A world driven by the written word, by novels and newspapers, may have just been a fleeting dream, even if it lasted for more than a century. Was the professional songwriter just a mirage as well? Sure, we knew the brick-and-mortar record store would be sacrificed to technology, but it wasn’t always clear that those who write the songs would also be forced to the altar. The opening of Van Dyke Parks’ Daily Beast piece about watching profits float away in the stream:
“Last month I was invited up to Ringo Starr’s home in Beverly Hills. He asked me to write a song with him for his next ‘virtual’ album. In two days’ devotion, we conjured and recorded a piece called ‘Bamboula.’
We then sat back and guessed what our possible ‘day rate’ for that time and effort would be. What an irony!
Forty years ago, co-writing a song with Ringo Starr would have provided me a house and a pool. Now, estimating 100,000 plays on Spotify, we guessed we’d split about $80. When I got home, on closer study, I found out we were way too optimistic. Spotify (on par with other streamers) pays only .00065 cents per play.

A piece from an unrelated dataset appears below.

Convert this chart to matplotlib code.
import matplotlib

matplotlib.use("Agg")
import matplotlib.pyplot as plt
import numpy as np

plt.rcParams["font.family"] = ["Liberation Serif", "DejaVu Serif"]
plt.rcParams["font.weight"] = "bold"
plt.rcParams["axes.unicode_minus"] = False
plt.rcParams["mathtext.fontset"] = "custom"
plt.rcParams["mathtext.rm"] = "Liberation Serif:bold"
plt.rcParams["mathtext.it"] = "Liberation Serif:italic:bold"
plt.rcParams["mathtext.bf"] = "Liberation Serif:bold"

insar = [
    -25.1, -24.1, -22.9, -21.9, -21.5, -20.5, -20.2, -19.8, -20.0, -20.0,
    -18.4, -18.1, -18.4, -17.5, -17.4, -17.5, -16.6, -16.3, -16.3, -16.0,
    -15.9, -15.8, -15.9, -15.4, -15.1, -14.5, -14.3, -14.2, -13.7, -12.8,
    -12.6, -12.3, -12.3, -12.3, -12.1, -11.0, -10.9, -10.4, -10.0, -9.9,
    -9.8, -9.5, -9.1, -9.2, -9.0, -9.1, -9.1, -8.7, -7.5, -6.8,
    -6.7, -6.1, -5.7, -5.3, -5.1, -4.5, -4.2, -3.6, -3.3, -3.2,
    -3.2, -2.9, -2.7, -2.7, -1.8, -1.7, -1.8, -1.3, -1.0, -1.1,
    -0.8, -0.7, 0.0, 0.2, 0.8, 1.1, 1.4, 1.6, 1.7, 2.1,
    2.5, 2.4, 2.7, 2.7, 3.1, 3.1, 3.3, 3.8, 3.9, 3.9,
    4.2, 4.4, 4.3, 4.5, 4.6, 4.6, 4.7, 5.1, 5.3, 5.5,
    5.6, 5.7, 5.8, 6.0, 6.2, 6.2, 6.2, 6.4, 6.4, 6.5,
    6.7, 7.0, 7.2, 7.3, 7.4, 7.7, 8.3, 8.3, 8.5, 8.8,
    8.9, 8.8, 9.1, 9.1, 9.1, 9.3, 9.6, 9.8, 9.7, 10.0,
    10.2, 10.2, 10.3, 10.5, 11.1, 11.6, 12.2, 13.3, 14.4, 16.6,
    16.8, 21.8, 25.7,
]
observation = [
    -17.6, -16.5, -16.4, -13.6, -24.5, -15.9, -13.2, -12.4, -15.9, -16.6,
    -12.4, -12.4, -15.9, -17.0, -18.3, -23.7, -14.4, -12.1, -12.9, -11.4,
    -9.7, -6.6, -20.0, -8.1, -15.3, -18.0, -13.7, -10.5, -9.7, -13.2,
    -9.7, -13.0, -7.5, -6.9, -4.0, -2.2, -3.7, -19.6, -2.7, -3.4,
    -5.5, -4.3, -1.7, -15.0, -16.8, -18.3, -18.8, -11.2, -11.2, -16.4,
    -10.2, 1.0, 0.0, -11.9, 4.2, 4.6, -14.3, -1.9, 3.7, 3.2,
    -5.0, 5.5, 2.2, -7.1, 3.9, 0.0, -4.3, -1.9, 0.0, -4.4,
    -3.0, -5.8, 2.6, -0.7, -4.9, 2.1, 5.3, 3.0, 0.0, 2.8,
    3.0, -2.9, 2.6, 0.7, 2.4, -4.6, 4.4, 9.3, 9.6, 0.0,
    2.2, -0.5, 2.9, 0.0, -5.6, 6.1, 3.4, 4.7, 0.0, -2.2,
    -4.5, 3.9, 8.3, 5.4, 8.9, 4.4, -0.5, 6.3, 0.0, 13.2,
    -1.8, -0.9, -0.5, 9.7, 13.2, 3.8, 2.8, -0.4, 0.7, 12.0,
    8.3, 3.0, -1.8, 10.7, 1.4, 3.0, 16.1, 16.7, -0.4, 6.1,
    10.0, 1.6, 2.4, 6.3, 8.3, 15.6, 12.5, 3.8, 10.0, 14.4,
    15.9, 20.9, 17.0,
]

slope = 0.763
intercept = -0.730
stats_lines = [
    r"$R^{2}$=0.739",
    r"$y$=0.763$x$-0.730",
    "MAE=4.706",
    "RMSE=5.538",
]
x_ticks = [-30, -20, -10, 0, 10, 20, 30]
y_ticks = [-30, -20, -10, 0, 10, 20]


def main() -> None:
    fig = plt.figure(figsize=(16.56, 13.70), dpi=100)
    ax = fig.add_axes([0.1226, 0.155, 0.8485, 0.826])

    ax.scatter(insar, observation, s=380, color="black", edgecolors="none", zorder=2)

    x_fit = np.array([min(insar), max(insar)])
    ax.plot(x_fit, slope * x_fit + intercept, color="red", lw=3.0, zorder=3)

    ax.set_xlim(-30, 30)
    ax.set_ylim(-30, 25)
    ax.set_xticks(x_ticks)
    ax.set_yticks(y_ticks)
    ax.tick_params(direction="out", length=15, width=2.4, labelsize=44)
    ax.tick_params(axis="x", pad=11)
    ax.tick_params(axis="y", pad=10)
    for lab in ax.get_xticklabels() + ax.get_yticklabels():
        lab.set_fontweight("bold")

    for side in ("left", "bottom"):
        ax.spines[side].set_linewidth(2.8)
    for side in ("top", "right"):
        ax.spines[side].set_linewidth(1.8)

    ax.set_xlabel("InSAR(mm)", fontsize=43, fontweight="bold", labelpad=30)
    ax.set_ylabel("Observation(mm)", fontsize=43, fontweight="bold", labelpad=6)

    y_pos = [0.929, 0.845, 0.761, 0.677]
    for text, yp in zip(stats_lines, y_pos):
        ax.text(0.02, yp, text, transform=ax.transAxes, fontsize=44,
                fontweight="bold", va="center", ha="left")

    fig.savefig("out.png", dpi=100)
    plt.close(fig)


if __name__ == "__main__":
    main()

There’s less support for all the arts today, and the blade gets duller with every cut in arts funding. It degrades dance, opera, even academia and, significantly, the art of journalism. As a result, in the U.S., public opinion suffers from what we call ‘infotainment.’ That’s a genre of media news that is not informing, entertaining, or remedial. And it’s a direct result of a vacuum of patronage (and by patronage, I don’t mean just Medici-style sponsorship but the willingness of all arts consumers to pay for what they listen to, read, and watch, and for the industry to fairly recompense creators).
But let’s limit ourselves to a narrow-band study of royalty rates in my occupational field, music composition, and to industry practices in the U.S. from 1914 to 2014, a century in which declining royalty figures reveal a real dilemma: an imploding commodification if not outright destruction of intellectual property rights.”